Il regista è Thierry Ragobert, il suo nome è legato a quello di Jacques Cousteau e fa venire subito in mente i documentari sulla natura. È stato scelto per la sua dimestichezza con questo tipo di riprese?
«È andata così: il progetto è della società francese Biloba, il ramo che segue il cinema all’interno del gruppo Gedeon. L’idea è stata loro, ci hanno contattati ed è nata questa co-produzione. Ragobert lo abbiamo scelto insieme, lo avevano proposto i francesi perché è il regista di un altro film che hanno prodotto che si chiamava “Pianeta bianco”. È vero che lui viene da esperienze soprattutto in ambito documentario e infatti una delle cose che abbiamo portato noi è proprio la dimensione “fiction”. Abbiamo coinvolto uno sceneggiatore per dare un’impronta forte e abbiamo fatto scelte precise in questa direzione. Per esempio il film non ha nessuna voce off che guida il racconto. Il sonoro è fatto solo di musica e dei suoni della natura».
Uscirà nelle sale italiane?
«Uscirà sicuramente all’estero, il film è già stato acquistato da più di venti paesi ma non abbiamo ancora un distributore in Italia. Speriamo che si faccia avanti qualcuno a Venezia».

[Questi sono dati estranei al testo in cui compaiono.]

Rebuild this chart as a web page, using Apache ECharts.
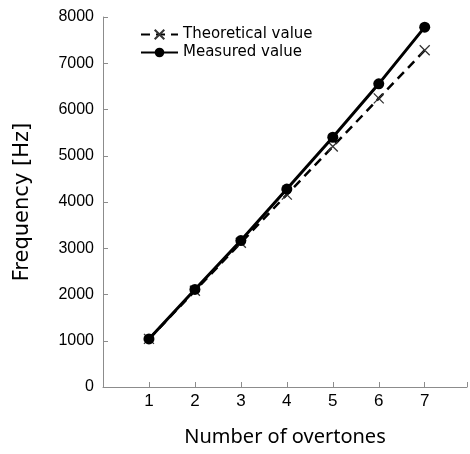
<!DOCTYPE html>
<html>
<head>
<meta charset="utf-8">
<script src="https://cdn.jsdelivr.net/npm/echarts@6/dist/echarts.min.js"></script>
<style>
  html, body { margin: 0; padding: 0; background: #fff; }
  #chart { width: 470px; height: 454px; }
</style>
</head>
<body>
<div id="chart"></div>
<script>
// Overtone number vs. frequency
const overtones = [1, 2, 3, 4, 5, 6, 7];
const theoretical = [1040, 2080, 3120, 4160, 5200, 6240, 7280];
const measured = [1040, 2110, 3165, 4280, 5400, 6555, 7780];
const yTicks = [0, 1000, 2000, 3000, 4000, 5000, 6000, 7000, 8000];

const toPairs = (xs, ys) => xs.map((x, i) => [x, ys[i]]);
const crossPath = 'path://M0,0 L10,10 M10,0 L0,10';

const chart = echarts.init(document.getElementById('chart'), null, { renderer: 'canvas' });
chart.setOption({
  backgroundColor: '#ffffff',
  animation: false,
  grid: { left: 103, right: 0, top: 17, bottom: 67 },
  legend: {
    orient: 'vertical',
    left: 135,
    top: 22,
    itemWidth: 37,
    itemHeight: 12,
    itemGap: 3,
    textStyle: { fontFamily: 'DejaVu Sans', fontSize: 15, color: '#000' },
    data: ['Theoretical value', 'Measured value']
  },
  xAxis: {
    type: 'value',
    min: 0,
    max: 7.92,
    interval: 1,
    name: 'Number of overtones',
    nameLocation: 'middle',
    nameGap: 40,
    nameTextStyle: { fontFamily: 'Noto Sans', fontSize: 20, color: '#000' },
    axisLine: { lineStyle: { color: '#8c8c8c', width: 1 } },
    axisTick: { inside: true, length: 5, lineStyle: { color: '#8c8c8c' } },
    axisLabel: {
      margin: 6,
      fontFamily: 'Liberation Sans',
      fontSize: 17,
      color: '#000',
      formatter: v => (overtones.includes(v) ? String(v) : '')
    },
    splitLine: { show: false }
  },
  yAxis: {
    type: 'value',
    min: yTicks[0],
    max: yTicks[yTicks.length - 1],
    interval: 1000,
    name: 'Frequency [Hz]',
    nameLocation: 'middle',
    nameRotate: 90,
    nameGap: 70,
    nameTextStyle: { fontFamily: 'DejaVu Sans', fontSize: 21, color: '#000' },
    axisLine: { show: true, lineStyle: { color: '#8c8c8c', width: 1 } },
    axisTick: { show: true, inside: true, length: 5, lineStyle: { color: '#8c8c8c' } },
    axisLabel: {
      margin: 9,
      fontFamily: 'Liberation Sans',
      fontSize: 16,
      color: '#000',
      formatter: v => String(v)
    },
    splitLine: { show: false }
  },
  series: [
    {
      name: 'Theoretical value',
      type: 'line',
      data: toPairs(overtones, theoretical),
      symbol: crossPath,
      symbolSize: 10,
      itemStyle: { color: 'none', borderColor: '#333', borderWidth: 1.3 },
      lineStyle: { color: '#000', width: 2.5, type: [9, 6] },
      z: 2
    },
    {
      name: 'Measured value',
      type: 'line',
      data: toPairs(overtones, measured),
      symbol: 'circle',
      symbolSize: 11,
      itemStyle: { color: '#000' },
      lineStyle: { color: '#000', width: 3 },
      z: 3
    }
  ]
});
</script>
</body>
</html>
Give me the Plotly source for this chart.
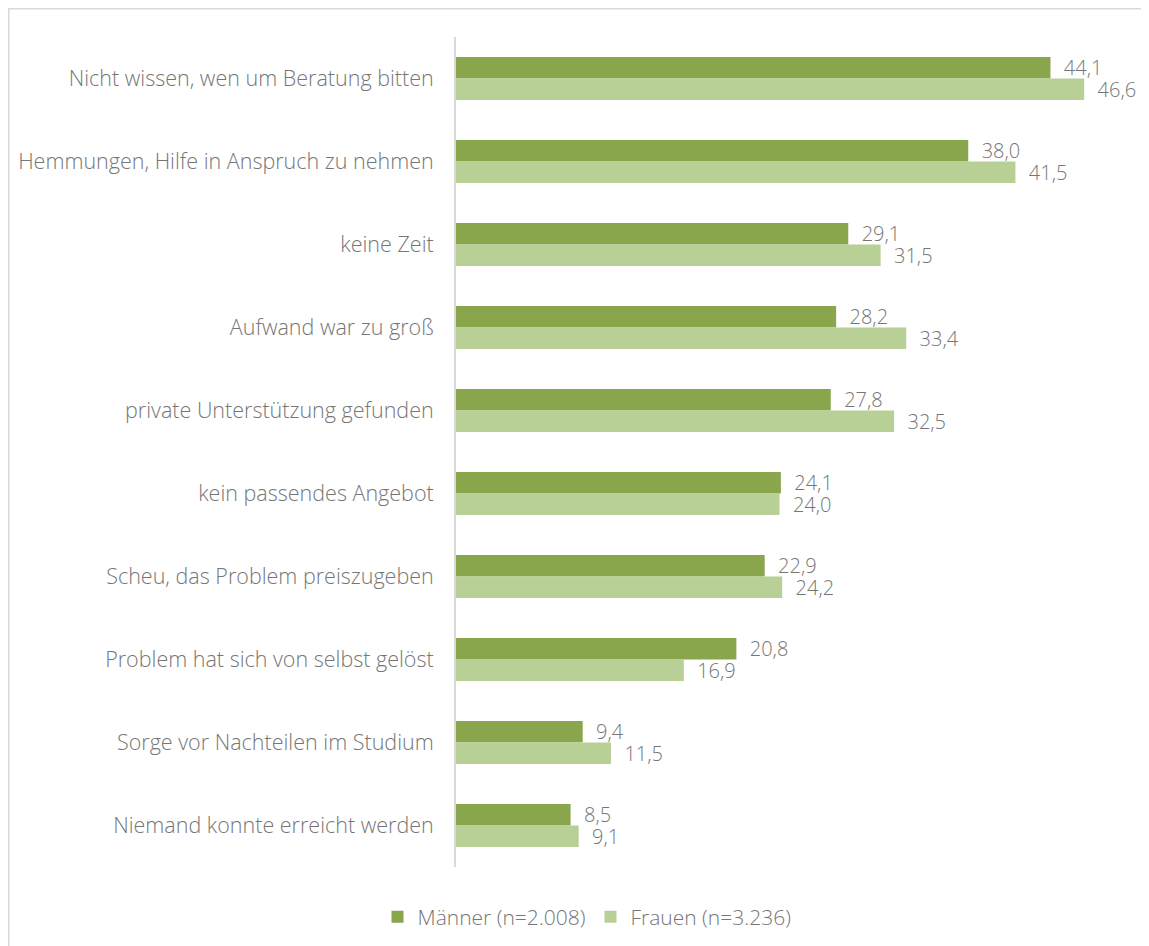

SentE mai nostalgia della tua città?
«Io passo a Trieste almeno due mesi all’anno. Per la famiglia, gli amici, per Trieste, l’estate… Fortunatamente ormai si può lavorare anche a distanza e quindi questo non è un problema».
Vorrebbe lavorare in Italia?
«Più che altro abbiamo diversi progetti che portiamo avanti e che coinvolgono anche l’Italia. Il Brasile e l’Italia sono paesi molto vicini come modo di lavorare, magari in questo momento il Brasile ha qualche risorsa economica in più ma speriamo per il nostro paese che questo sia solo un momento passeggero».